Phaidon Press Inc., 2001.

 

Reviewed by Michael McPherson

 

Graphic designers (presumably with the support of publishers) seem to have embraced the principle that size matters. First there was Life Style, Bruce Mau's cinder-block-size illustrated meditation/portfolio. And now, at more than a thousand pages and weighing in at slightly less than a large infant, we have Alan Fletcher's The Art of Looking Sideways.

 

One of the founding partners of the celebrated multidisciplinary design firm Pentagram, Fletcher is a consulting art director of the Phaidon Press, the book’s publisher. It was through Graphic Design: Visual Comparisons, a modest volume he and his pre-Pentagram partners, Bob Gill and Colin Forbes, authored and designed in the 1960s, that I first became aware of the expressive possibilities of graphic design. The good taste, agile wit, and sense of fun and play of that book are in full display in this career-capping tome.

 

The book is not designed to be read in the usual way, beginning-middle-end.
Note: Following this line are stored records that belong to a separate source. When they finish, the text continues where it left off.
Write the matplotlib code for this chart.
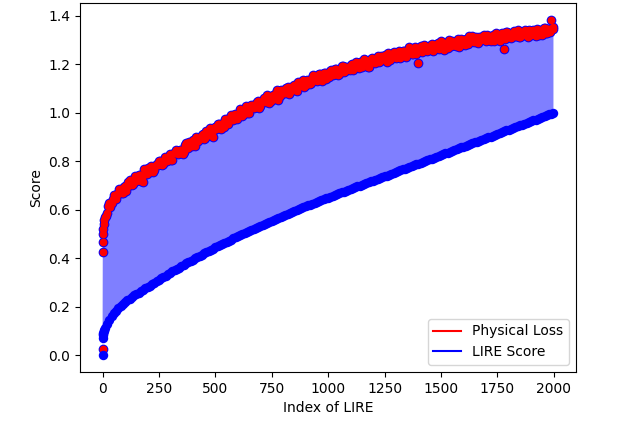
import matplotlib
matplotlib.use("Agg")
import matplotlib.pyplot as plt
from matplotlib.lines import Line2D

# sample indices: dense at the very start, then every 5 (loss) / every 10 (score)
loss_index = [0, 1, 2, 3, 4, 6, 8] + list(range(10, 1996, 5)) + [1999]
score_index = [0, 1, 2, 3, 4, 6, 8] + list(range(10, 2000, 10)) + [1999]

physical_loss = [
    0.025, 0.426, 0.465, 0.500, 0.520, 0.540, 0.556,
    0.570, 0.574, 0.587, 0.616, 0.627, 0.610, 0.629, 0.643, 0.660, 0.660,
    0.644, 0.659, 0.668, 0.687, 0.684, 0.668, 0.667, 0.694, 0.697, 0.676,
    0.693, 0.714, 0.723, 0.710, 0.702, 0.707, 0.722, 0.738, 0.719, 0.724,
    0.743, 0.744, 0.720, 0.729, 0.715, 0.767, 0.752, 0.748, 0.772, 0.764,
    0.755, 0.779, 0.774, 0.757, 0.762, 0.784, 0.789, 0.783, 0.803, 0.800,
    0.788, 0.784, 0.788, 0.819, 0.814, 0.803, 0.808, 0.818, 0.829, 0.804,
    0.805, 0.834, 0.833, 0.845, 0.843, 0.829, 0.834, 0.845, 0.847, 0.830,
    0.838, 0.866, 0.875, 0.858, 0.856, 0.880, 0.873, 0.863, 0.888, 0.885,
    0.862, 0.901, 0.895, 0.884, 0.890, 0.895, 0.909, 0.914, 0.893, 0.894,
    0.926, 0.918, 0.910, 0.937, 0.924, 0.916, 0.902, 0.937, 0.941, 0.931,
    0.952, 0.952, 0.936, 0.931, 0.954, 0.956, 0.941, 0.974, 0.973, 0.954,
    0.967, 0.979, 0.989, 0.974, 0.969, 0.996, 0.990, 0.974, 0.986, 0.993,
    1.014, 1.009, 0.987, 0.997, 1.006, 1.026, 1.020, 0.999, 0.998, 1.024,
    1.033, 1.033, 1.019, 1.024, 1.033, 1.046, 1.049, 1.020, 1.029, 1.045,
    1.050, 1.063, 1.047, 1.044, 1.072, 1.062, 1.042, 1.049, 1.070, 1.075,
    1.058, 1.067, 1.082, 1.093, 1.052, 1.069, 1.094, 1.087, 1.086, 1.080,
    1.083, 1.103, 1.108, 1.079, 1.085, 1.107, 1.105, 1.104, 1.113, 1.096,
    1.090, 1.126, 1.124, 1.110, 1.113, 1.125, 1.137, 1.108, 1.116, 1.137,
    1.130, 1.133, 1.117, 1.124, 1.144, 1.155, 1.144, 1.134, 1.132, 1.142,
    1.161, 1.160, 1.143, 1.133, 1.164, 1.163, 1.138, 1.162, 1.161, 1.148,
    1.171, 1.177, 1.157, 1.162, 1.181, 1.179, 1.169, 1.157, 1.160, 1.181,
    1.194, 1.195, 1.170, 1.173, 1.187, 1.186, 1.181, 1.177, 1.199, 1.202,
    1.176, 1.189, 1.201, 1.211, 1.196, 1.184, 1.211, 1.207, 1.190, 1.202,
    1.221, 1.216, 1.200, 1.190, 1.187, 1.214, 1.220, 1.228, 1.217, 1.209,
    1.204, 1.227, 1.234, 1.209, 1.213, 1.236, 1.230, 1.223, 1.238, 1.220,
    1.210, 1.248, 1.235, 1.218, 1.231, 1.240, 1.252, 1.245, 1.228, 1.230,
    1.247, 1.255, 1.228, 1.239, 1.255, 1.257, 1.247, 1.232, 1.244, 1.253,
    1.270, 1.262, 1.244, 1.242, 1.263, 1.273, 1.241, 1.253, 1.207, 1.266,
    1.274, 1.252, 1.260, 1.279, 1.274, 1.264, 1.254, 1.259, 1.273, 1.280,
    1.285, 1.256, 1.265, 1.280, 1.275, 1.287, 1.264, 1.273, 1.295, 1.287,
    1.275, 1.261, 1.289, 1.285, 1.267, 1.299, 1.289, 1.277, 1.297, 1.288,
    1.279, 1.277, 1.291, 1.303, 1.270, 1.285, 1.305, 1.302, 1.287, 1.281,
    1.304, 1.303, 1.283, 1.315, 1.304, 1.296, 1.316, 1.291, 1.298, 1.313,
    1.291, 1.286, 1.314, 1.309, 1.299, 1.316, 1.322, 1.303, 1.298, 1.323,
    1.312, 1.299, 1.295, 1.313, 1.323, 1.298, 1.312, 1.330, 1.321, 1.308,
    1.296, 1.324, 1.328, 1.315, 1.262, 1.306, 1.333, 1.332, 1.322, 1.312,
    1.309, 1.327, 1.330, 1.338, 1.318, 1.318, 1.341, 1.313, 1.312, 1.335,
    1.331, 1.323, 1.327, 1.341, 1.318, 1.311, 1.342, 1.336, 1.322, 1.332,
    1.342, 1.322, 1.316, 1.344, 1.340, 1.319, 1.336, 1.341, 1.323, 1.349,
    1.350, 1.329, 1.329, 1.347, 1.347, 1.334, 1.384, 1.346,
    1.354,
]

lire_score = [
    0.000, 0.072, 0.081, 0.088, 0.093, 0.100, 0.105,
    0.110, 0.130, 0.146, 0.160, 0.172, 0.183, 0.193, 0.203, 0.211, 0.219,
    0.226, 0.233, 0.240, 0.246, 0.252, 0.257, 0.263, 0.269, 0.275, 0.281,
    0.287, 0.293, 0.299, 0.305, 0.311, 0.317, 0.323, 0.328, 0.334, 0.339,
    0.345, 0.350, 0.356, 0.361, 0.367, 0.372, 0.378, 0.383, 0.389, 0.394,
    0.399, 0.405, 0.410, 0.415, 0.420, 0.425, 0.430, 0.434, 0.439, 0.444,
    0.449, 0.454, 0.459, 0.463, 0.468, 0.472, 0.477, 0.482, 0.486, 0.491,
    0.495, 0.499, 0.504, 0.508, 0.512, 0.517, 0.521, 0.525, 0.530, 0.534,
    0.538, 0.542, 0.546, 0.551, 0.555, 0.559, 0.563, 0.567, 0.571, 0.575,
    0.579, 0.583, 0.587, 0.591, 0.595, 0.599, 0.603, 0.607, 0.610, 0.614,
    0.618, 0.621, 0.625, 0.629, 0.632, 0.636, 0.640, 0.643, 0.647, 0.650,
    0.654, 0.657, 0.661, 0.664, 0.668, 0.671, 0.675, 0.678, 0.682, 0.685,
    0.689, 0.692, 0.696, 0.699, 0.703, 0.706, 0.710, 0.713, 0.717, 0.720,
    0.724, 0.727, 0.731, 0.734, 0.738, 0.741, 0.745, 0.748, 0.752, 0.755,
    0.759, 0.762, 0.766, 0.769, 0.773, 0.776, 0.780, 0.783, 0.787, 0.790,
    0.794, 0.797, 0.801, 0.804, 0.808, 0.811, 0.815, 0.818, 0.822, 0.825,
    0.829, 0.832, 0.836, 0.839, 0.843, 0.846, 0.850, 0.853, 0.857, 0.860,
    0.864, 0.867, 0.871, 0.874, 0.878, 0.881, 0.885, 0.888, 0.892, 0.895,
    0.899, 0.902, 0.906, 0.909, 0.913, 0.916, 0.920, 0.923, 0.927, 0.930,
    0.934, 0.937, 0.941, 0.944, 0.948, 0.951, 0.955, 0.958, 0.962, 0.965,
    0.969, 0.972, 0.976, 0.979, 0.983, 0.986, 0.990, 0.993, 0.997,
    1.000,
]

fig = plt.figure(figsize=(6.4, 4.24), dpi=100)
ax = fig.add_subplot(111)
fig.subplots_adjust(left=0.125, right=0.9, top=0.993, bottom=0.123)

# shaded gap between the two curves
ax.fill(loss_index + score_index[::-1], physical_loss + lire_score[::-1],
        color='blue', alpha=0.5, linewidth=0)
# loss dots: blue rim underneath, red body on top, so only the outer edge stays blue
ax.plot(loss_index, physical_loss, 'o', color='blue', markersize=7.0, markeredgewidth=0)
ax.plot(loss_index, physical_loss, 'o', color='red', markersize=5.6, markeredgewidth=0)
ax.plot(score_index, lire_score, 'o', color='blue', markersize=6.8, markeredgewidth=0)

handles = [Line2D([0], [0], color='red', label='Physical Loss'),
           Line2D([0], [0], color='blue', label='LIRE Score')]
ax.legend(handles=handles, loc='lower right')
ax.set_xlabel('Index of LIRE')
ax.set_ylabel('Score')

fig.savefig('out.png', dpi=100)
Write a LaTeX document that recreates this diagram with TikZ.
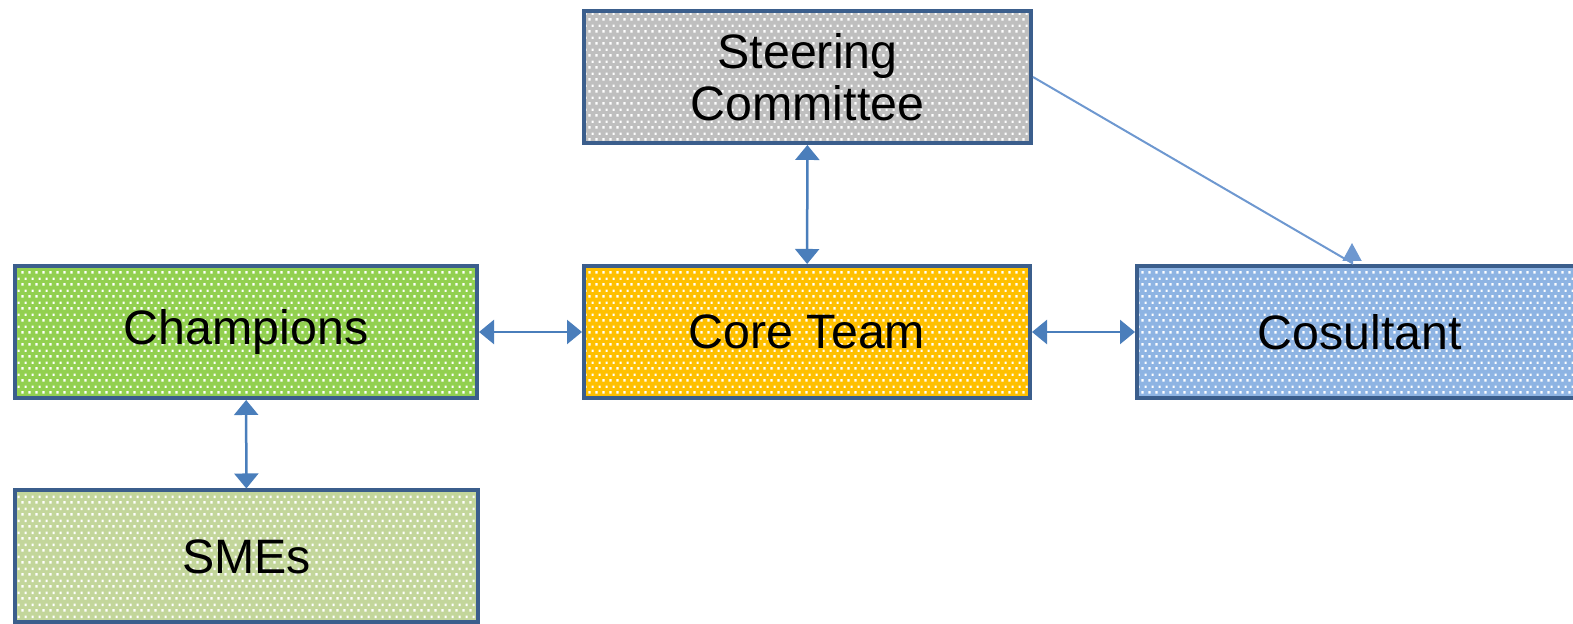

The Art of Looking Sideways is a vast assemblage of visual and verbal epiphanies, gathered during a lifetime of reading, looking, and collecting, a kind of Bartlett’s Familiar Quotations on steroids. A quote from Balzac—”Strolling is the gastronomy of the eye. To walk is to vegetate, to stroll is to live,”—is apt, for the book is best experienced as a stroll, picking up this, pondering that, until the weight of insights overwhelms our ability to absorb. A self-described “visual jackdaw,” Fletcher encourages us to experience without analyzing, to relax our minds and to open our eyes.

 

In addition to the thousands of lines from Blake, Whitman, Goethe, et al., the book includes photographs, illustrations, cartoons, drawings from Fletcher’s sketchbooks, and other visual and mental bric-a-brac nested into 72 chapters, with titles like Composition, Symbols, Value, and Imaging. Occasionally, the quotations verge on the precious. Words from e. e. cummings, “always the beautiful answer who asks the more beautiful question,” inscribed on a single page in Fletcher’s expressively spiky writing, is the kind of thing that gives calligraphy a bad name. But such lapses are few. The inventive typographic interpretations of various texts are a treat, for Fletcher rarely repeats himself, and he is a master of matching typographic form with the voice and content of the words.

 

For his whole career, Alan Fletcher has practiced design with intelligence, curiosity, insight, and exuberance, and all those virtues are on display in this volume. Every page touches on the primal impulse to assemble the elements of the world into coherent and lively wholes, to design. I am confident that many future designers will cite their first encounter with The Art of Looking Sideways as a career-launching event.

 

Michael McPherson is a partner and creative consultant at Corey McPherson Nash in Watertown, Massachusetts.